» **Stored data**
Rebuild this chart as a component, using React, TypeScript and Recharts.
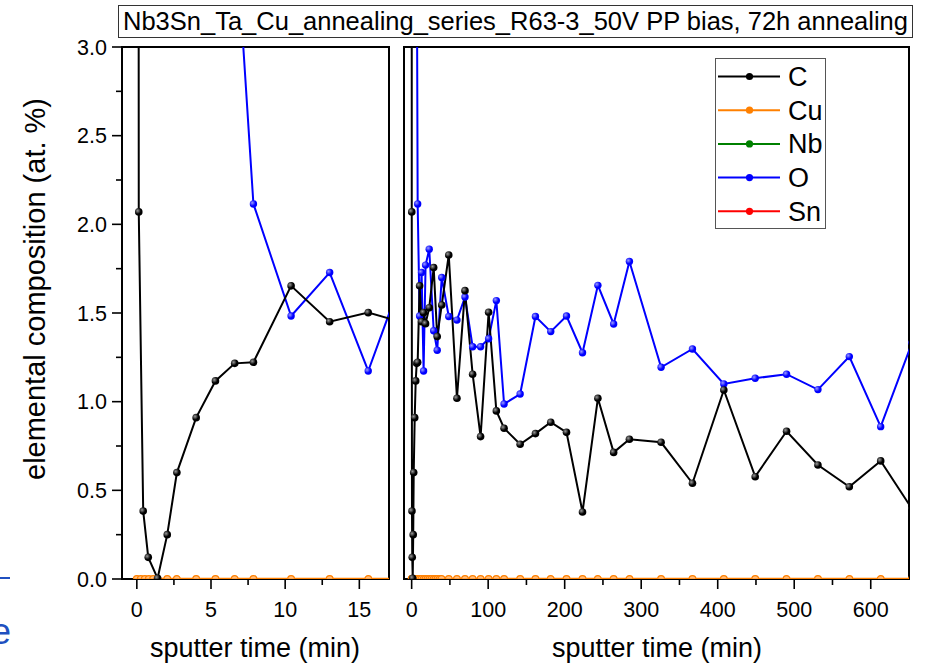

...

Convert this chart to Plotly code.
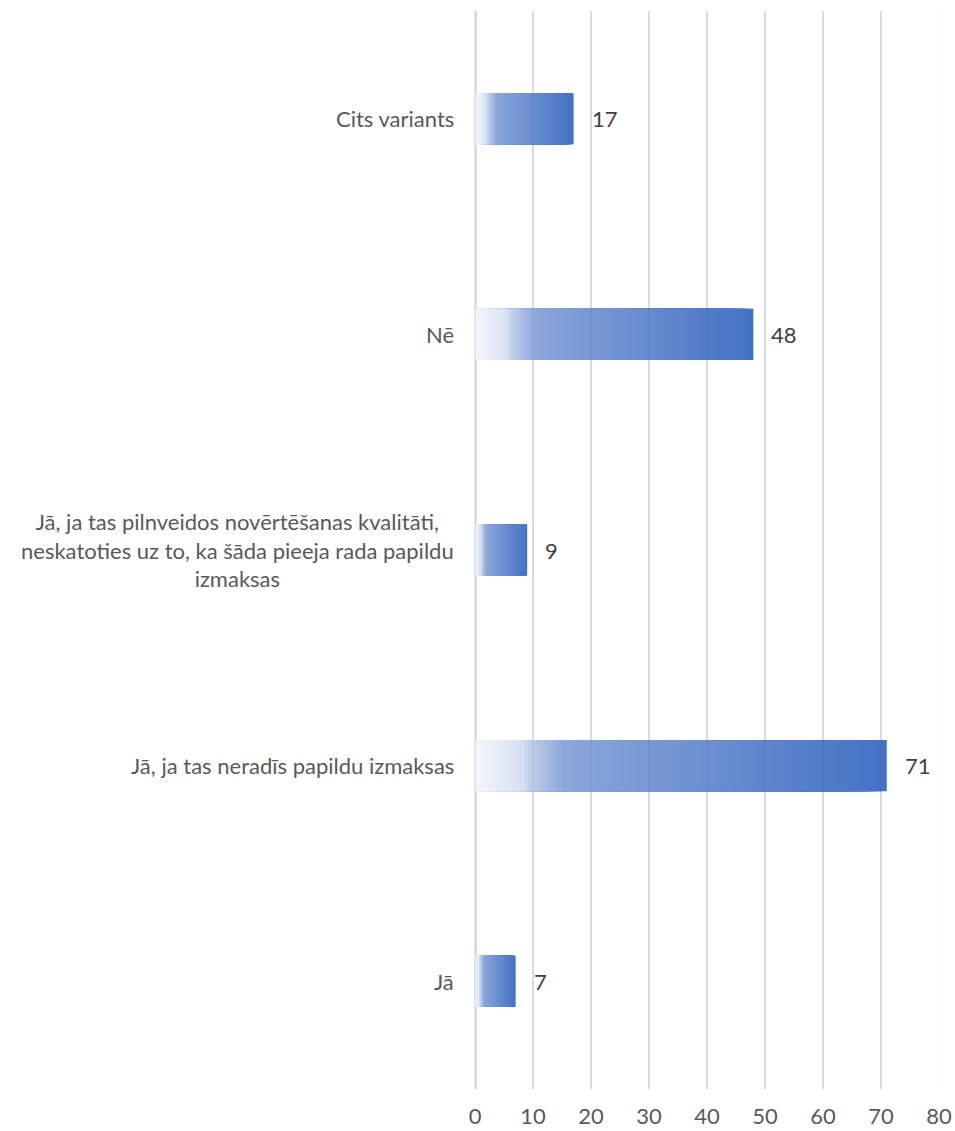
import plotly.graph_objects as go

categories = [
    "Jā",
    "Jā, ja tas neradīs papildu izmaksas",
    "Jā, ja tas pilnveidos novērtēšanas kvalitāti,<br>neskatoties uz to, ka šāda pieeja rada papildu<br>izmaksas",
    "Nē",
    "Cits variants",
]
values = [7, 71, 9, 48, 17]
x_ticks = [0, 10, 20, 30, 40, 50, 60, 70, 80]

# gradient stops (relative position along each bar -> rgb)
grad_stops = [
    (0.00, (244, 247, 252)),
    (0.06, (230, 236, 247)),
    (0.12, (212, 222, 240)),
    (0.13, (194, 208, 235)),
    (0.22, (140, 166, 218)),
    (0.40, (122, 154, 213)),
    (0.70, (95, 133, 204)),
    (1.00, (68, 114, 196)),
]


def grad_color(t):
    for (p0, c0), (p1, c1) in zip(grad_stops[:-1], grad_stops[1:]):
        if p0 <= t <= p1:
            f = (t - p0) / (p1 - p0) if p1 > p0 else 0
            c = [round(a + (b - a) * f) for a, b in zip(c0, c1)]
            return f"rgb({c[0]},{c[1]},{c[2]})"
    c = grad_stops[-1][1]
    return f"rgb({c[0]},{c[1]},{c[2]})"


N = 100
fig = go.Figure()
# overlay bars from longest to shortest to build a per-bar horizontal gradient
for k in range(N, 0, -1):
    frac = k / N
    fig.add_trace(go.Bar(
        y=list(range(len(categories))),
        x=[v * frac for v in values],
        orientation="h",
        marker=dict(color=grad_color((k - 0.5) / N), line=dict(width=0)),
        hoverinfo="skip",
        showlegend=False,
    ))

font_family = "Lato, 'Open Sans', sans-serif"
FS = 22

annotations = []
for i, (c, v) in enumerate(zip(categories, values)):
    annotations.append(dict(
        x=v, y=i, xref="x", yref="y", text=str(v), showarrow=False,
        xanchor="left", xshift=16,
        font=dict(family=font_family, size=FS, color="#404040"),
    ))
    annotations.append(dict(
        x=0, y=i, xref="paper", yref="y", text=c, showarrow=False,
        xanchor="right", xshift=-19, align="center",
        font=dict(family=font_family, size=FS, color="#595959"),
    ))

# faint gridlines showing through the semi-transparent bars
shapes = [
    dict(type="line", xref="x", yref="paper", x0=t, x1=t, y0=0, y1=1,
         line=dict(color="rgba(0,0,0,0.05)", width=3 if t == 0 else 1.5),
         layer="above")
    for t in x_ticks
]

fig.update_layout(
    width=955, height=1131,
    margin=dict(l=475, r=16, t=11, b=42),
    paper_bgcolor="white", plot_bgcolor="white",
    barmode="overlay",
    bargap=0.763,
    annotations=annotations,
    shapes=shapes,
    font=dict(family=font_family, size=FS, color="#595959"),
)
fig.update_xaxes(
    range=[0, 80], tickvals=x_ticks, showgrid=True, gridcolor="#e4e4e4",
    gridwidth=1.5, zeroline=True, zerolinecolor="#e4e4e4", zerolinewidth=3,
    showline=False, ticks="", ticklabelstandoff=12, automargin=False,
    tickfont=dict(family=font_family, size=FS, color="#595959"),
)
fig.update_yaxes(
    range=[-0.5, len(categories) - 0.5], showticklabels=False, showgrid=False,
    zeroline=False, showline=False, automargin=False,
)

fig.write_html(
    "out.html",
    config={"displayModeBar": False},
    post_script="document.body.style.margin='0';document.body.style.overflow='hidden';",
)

» **Task**
The lines to print start at the line containing "Convert this chart to Plotly code." and end at the line containing "import plotly.graph_objects as go"; print them exactly, both ends included, and leave out every picture.

» **The solution**
Convert this chart to Plotly code.
import plotly.graph_objects as go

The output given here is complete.